Packard Bell 21,5" LCD-Monitor VISEO 220DX DVI
Auflösung 1920x1080
Helligkeit 300 cd/m²
Kontrast 50.000:1
5ms Reaktionszeit
DVI und VGA

Product Model

Vielleicht hat ja jemand Erfahrung mit diesem Monitor oder besitzt diesen bereits.

MfG

MaN!aC


----------



## hulkhardy1 (12. Februar 2011)

Lass mich raten........den hast du im Saturn gesehen?? Ich benutze eine Viseo als zweit Monitor dort läuft dann der TV Stick drüber. Also die Farben und die Ausleuchtung ist erstaunlicherweise recht gut aber zum zocken ist er nicht geeignet das zu ist er einfach zu langsam.
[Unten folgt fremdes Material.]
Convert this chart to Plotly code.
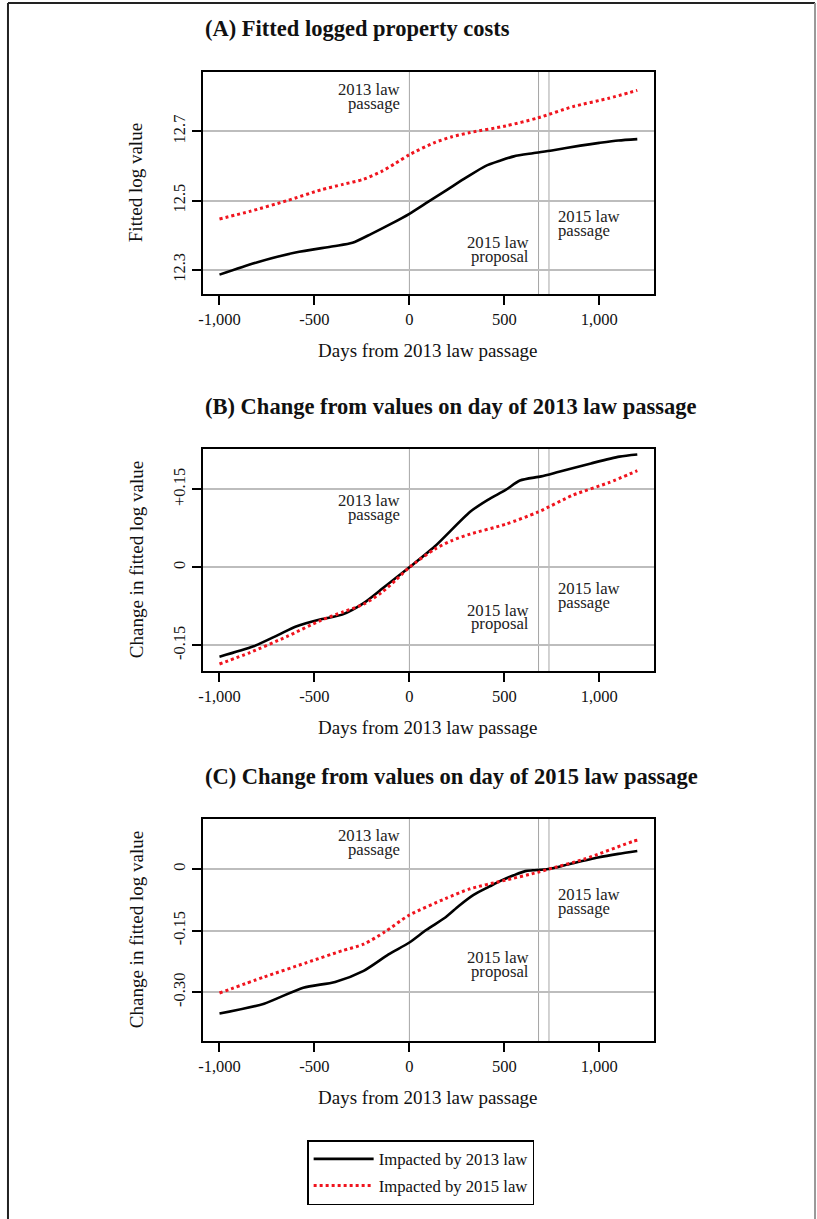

Bei EgoShoter merkt man es schon sehr stark. Aber zum Film schauen oder TV oder als Office Monitor ist er auf jedenfalls zu gebrauchen.


----------



## MaN!aC (12. Februar 2011)

Saturn fasse ich schon leicht als Beleidigung auf 
In dem Saftladen kauf ich schonmal gar nichts. Um genau zu sein hab ich das Teil im Handelshof im Prospekt gesehen, ist sowas wie Metro.
Geht mir darum, weil ein Bekannter auf Biegen und Brechen einen neuen Monitor benötigt, weil seine alte Röhre möchte er endlich loswerden.

Jetzt kommt das von dir angesprochene Problem, zum spielen ehr nicht geeignet.

Der sollte vorranig zum Filme gucken und spielen eingesetzt werden.


----------



## hulkhardy1 (12. Februar 2011)

Ne zum zocken ist er auf keine Fall zu empfehlen, strategie Spiele gehen so wie Anno 1404 zum Beispiel aber nix schnelles da macht er nicht mit.


----------



## Dommerle (12. Februar 2011)

Ich habe das Teil beim Penny um die Ecke gesehen und würde es mir auch nicht zulegen.
Wenn es etwas im Supermarkt gibt muss ja irgendwo ein Haken an der Sache sein und dann noch zu dem Preis..? 
Nee, nee Gaming kannste mit dem vergessen.


----------